The notion of probability may be viewed as a measure for the average similarity between a sentence and the exemplars in the corpus: it correlates with the number of corpus trees that share fragments with the sentence, and also with the size of these shared fragments. DOP is thus congenial to analogical approaches to language that also interpret new input analogous to previous linguistic data, such as Skousen (1989) and Daelemans and van den Bosch (2005).

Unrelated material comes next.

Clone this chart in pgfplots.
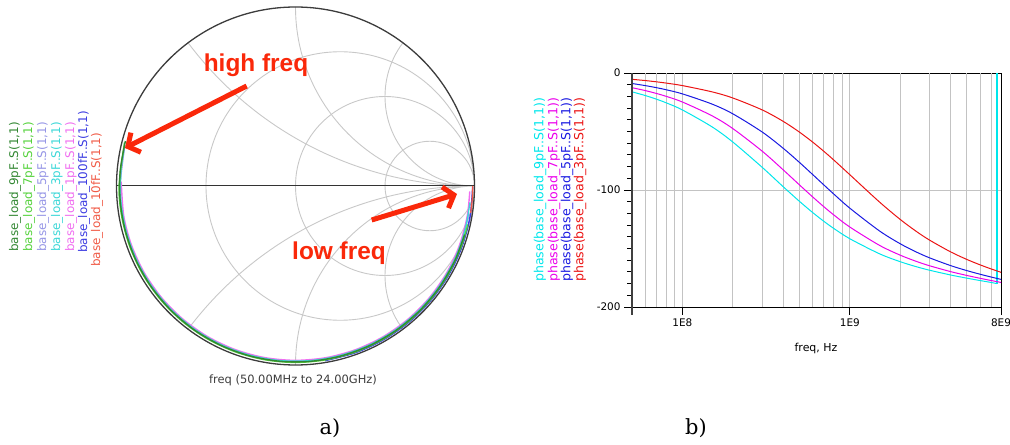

(p. 675) The probability model explained above is one of the simplest probability models for DOP, better known as “DOP1” (Bod 1998). DOP_{1} is “sound” in that the total probability mass of the sentences generated by the model is equal to one (Chi and Geman 1998; Bod 2009). However, DOP_{1} has an inconsistent estimator (Johnson 2002): it can be shown that the most probable trees do not converge to the correct trees when the corpus grows to infinity. More advanced DOP models do have a consistent estimator such as Zollmann and Sima’an (2005) or Bod (2006b). Yet, these models still use DOP_{1} as a backbone; for example, the DOP model in Bod (2006b) starts with the subtree frequencies as in DOP_{1} that are next iteratively trained on a set of annotated sentences by the Expectation-Maximization algorithm (Dempster et al. 1977). It is important to stress that the definitions for computing the probability of a derivation, a parse tree, and a sentence are independent of the way the subtree probabilities are derived, and remain the same for different linguistic formalisms (see Bod, Scha and Sima’an 2003 for more details).
28.2.3 DOP Models for Richer Grammatical Formalisms
There is a common misconception that probabilities only deal with frequencies of events. On the contrary, probability models can incorporate many other factors, such as recency, meaning, and discourse context (Bod 1999), and, in Bayesian terms, probabilities can represent degrees of belief (e.g., Tenenbaum et al. 2006). Probability models have long been used in sociolinguistics (Labov 1966) and language change (see Bod, Hay, and Jannedy 2003), and they can also be defined over other grammatical frameworks, from Optimality Theory (Boersma and Hayes 2001) to Principles and Parameters theory (Yang 2004).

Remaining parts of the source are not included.